◆ THE PROBLEM: Your copy should hold exactly the lines from the one containing "What Plotly code" to the one containing "import plotly.graph_objects as go", inclusive, with no pictures.

* begin *

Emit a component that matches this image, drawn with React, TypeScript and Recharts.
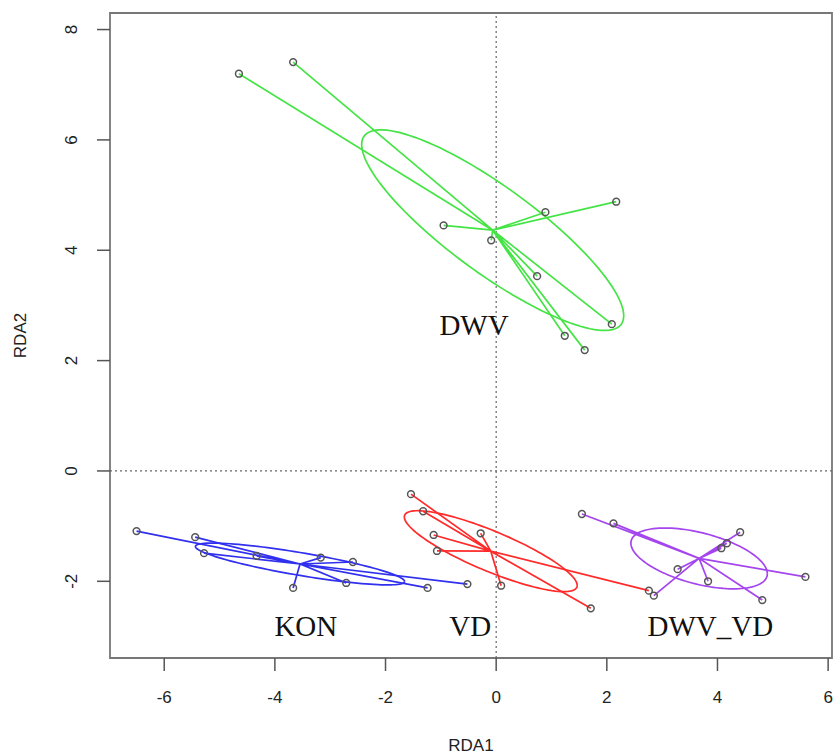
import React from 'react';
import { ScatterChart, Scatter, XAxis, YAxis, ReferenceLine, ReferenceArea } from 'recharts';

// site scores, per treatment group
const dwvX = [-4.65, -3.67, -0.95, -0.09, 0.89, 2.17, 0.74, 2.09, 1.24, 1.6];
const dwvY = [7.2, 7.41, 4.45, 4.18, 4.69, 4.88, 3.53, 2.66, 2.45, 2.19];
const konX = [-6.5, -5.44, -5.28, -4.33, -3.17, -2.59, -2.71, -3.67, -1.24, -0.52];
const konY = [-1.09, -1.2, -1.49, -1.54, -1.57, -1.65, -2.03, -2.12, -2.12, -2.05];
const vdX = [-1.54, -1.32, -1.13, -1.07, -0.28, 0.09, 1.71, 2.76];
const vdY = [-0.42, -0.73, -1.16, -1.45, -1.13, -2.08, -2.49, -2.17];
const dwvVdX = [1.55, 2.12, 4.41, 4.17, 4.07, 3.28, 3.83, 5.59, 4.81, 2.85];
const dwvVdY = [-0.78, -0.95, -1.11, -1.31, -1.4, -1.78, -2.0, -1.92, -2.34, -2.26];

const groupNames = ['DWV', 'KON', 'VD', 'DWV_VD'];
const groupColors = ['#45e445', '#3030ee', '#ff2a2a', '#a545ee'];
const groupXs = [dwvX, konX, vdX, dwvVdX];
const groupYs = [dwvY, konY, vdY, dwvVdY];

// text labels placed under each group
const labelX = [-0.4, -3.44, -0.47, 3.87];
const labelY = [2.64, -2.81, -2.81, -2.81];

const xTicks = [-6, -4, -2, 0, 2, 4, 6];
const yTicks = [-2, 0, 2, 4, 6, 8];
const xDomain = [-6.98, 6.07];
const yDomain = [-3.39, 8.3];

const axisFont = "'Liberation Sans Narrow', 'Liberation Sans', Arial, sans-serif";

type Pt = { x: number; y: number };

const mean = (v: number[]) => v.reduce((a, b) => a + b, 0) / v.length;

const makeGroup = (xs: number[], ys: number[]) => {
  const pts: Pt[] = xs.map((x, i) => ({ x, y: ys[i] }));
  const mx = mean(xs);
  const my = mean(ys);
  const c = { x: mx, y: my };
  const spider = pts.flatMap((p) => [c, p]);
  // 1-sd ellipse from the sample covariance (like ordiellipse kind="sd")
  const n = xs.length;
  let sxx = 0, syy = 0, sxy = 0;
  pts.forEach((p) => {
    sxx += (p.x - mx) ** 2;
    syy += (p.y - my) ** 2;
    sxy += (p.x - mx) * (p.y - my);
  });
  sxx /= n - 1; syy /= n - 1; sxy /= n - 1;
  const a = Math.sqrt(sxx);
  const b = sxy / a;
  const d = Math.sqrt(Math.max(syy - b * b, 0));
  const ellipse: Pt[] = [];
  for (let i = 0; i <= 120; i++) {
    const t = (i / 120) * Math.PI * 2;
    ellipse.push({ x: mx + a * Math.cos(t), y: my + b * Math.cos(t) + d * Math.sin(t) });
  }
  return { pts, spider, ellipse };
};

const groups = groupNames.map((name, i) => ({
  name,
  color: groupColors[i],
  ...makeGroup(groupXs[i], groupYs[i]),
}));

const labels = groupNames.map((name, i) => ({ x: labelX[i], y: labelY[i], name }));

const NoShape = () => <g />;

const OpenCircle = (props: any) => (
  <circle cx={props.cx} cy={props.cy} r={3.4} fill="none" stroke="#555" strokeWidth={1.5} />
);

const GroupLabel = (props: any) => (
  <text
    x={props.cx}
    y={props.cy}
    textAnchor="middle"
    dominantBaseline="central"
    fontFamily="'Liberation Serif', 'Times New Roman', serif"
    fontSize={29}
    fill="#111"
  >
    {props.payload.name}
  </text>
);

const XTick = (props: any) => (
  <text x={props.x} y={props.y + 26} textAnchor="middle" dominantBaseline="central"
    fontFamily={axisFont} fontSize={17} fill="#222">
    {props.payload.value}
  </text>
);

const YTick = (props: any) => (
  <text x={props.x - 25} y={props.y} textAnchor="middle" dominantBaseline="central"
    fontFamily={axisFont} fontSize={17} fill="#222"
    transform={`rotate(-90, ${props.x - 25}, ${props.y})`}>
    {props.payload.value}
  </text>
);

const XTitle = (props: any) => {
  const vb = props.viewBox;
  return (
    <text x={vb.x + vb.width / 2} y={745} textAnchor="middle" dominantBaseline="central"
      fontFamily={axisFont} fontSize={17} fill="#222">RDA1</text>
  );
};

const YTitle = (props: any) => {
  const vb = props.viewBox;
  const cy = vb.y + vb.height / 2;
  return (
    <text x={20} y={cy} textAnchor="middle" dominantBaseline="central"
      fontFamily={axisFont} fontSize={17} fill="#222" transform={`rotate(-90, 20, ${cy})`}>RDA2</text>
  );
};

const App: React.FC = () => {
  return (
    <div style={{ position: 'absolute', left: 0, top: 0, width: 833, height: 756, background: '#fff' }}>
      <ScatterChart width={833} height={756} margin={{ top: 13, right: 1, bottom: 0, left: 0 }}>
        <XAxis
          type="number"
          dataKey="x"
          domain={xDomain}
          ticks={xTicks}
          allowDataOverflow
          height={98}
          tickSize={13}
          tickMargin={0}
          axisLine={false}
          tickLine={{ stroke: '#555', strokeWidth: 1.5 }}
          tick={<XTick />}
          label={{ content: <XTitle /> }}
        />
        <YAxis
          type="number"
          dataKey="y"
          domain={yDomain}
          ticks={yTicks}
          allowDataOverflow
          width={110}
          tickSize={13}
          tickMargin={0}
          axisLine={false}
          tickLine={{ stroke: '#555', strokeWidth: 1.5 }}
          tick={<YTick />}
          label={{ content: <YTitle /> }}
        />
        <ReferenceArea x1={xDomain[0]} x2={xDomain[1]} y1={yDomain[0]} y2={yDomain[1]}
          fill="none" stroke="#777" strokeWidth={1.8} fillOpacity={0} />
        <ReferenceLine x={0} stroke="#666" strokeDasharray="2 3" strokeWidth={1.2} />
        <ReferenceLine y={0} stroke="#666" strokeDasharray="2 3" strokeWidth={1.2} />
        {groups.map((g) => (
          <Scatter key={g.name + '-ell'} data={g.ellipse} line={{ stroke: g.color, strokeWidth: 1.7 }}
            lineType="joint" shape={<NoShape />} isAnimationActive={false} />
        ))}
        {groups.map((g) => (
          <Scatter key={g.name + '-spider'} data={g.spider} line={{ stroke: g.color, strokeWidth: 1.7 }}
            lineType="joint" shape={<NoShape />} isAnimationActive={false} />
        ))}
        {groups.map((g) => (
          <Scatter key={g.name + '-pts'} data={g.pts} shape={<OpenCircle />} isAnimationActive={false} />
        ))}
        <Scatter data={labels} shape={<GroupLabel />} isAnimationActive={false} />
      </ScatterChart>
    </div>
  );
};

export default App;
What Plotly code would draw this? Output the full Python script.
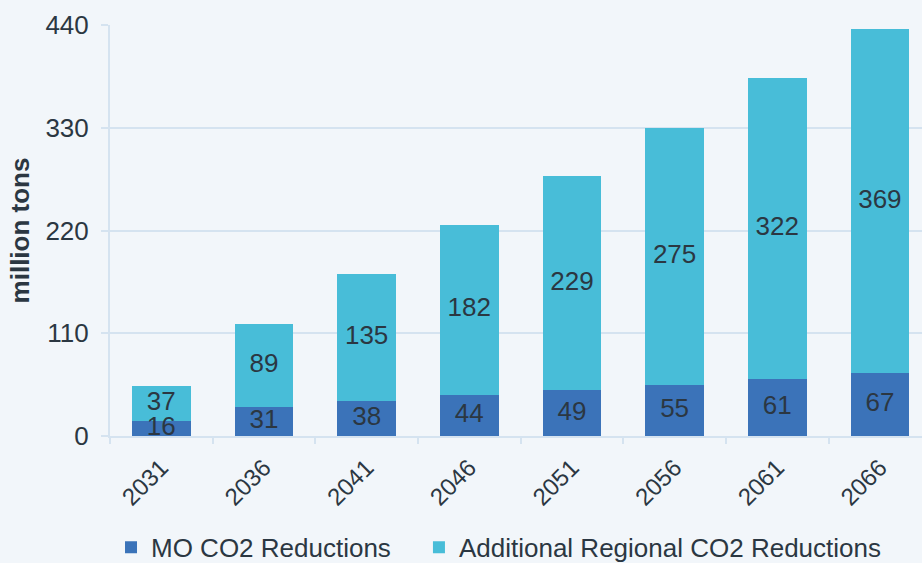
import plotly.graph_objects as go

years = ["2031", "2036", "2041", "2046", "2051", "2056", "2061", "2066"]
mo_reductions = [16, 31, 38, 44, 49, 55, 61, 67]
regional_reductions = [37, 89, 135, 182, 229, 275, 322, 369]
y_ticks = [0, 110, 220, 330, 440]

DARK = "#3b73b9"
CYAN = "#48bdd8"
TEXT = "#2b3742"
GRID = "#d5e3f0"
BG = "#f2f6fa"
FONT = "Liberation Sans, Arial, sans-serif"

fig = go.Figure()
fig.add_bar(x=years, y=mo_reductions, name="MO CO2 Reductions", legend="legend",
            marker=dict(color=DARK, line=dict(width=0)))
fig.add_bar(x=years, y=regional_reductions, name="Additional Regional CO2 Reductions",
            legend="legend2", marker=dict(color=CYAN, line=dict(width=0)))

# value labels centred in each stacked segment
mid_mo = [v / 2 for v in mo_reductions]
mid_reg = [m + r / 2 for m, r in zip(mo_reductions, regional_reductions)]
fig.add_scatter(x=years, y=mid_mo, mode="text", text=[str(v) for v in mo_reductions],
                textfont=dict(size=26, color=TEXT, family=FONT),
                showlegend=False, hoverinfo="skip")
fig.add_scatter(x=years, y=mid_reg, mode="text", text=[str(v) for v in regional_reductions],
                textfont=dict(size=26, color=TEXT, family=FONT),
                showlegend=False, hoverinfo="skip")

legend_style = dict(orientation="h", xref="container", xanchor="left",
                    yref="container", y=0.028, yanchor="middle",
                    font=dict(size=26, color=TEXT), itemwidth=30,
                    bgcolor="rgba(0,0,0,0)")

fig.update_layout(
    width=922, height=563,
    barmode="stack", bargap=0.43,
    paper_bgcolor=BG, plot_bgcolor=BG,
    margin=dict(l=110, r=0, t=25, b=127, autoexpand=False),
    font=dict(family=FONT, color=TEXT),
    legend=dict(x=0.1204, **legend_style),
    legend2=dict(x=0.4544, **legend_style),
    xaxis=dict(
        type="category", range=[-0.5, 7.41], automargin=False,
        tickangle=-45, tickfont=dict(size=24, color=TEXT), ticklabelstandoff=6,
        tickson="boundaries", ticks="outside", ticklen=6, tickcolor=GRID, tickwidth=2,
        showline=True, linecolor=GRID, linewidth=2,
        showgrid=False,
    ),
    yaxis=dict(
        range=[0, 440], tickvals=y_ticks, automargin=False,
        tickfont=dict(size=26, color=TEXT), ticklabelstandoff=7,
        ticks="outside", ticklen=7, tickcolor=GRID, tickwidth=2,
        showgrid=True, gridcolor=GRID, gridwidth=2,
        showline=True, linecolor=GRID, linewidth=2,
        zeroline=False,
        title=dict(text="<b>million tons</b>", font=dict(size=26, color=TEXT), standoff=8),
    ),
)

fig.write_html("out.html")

* end *

◆ RESULT:
What Plotly code would draw this? Output the full Python script.
import plotly.graph_objects as go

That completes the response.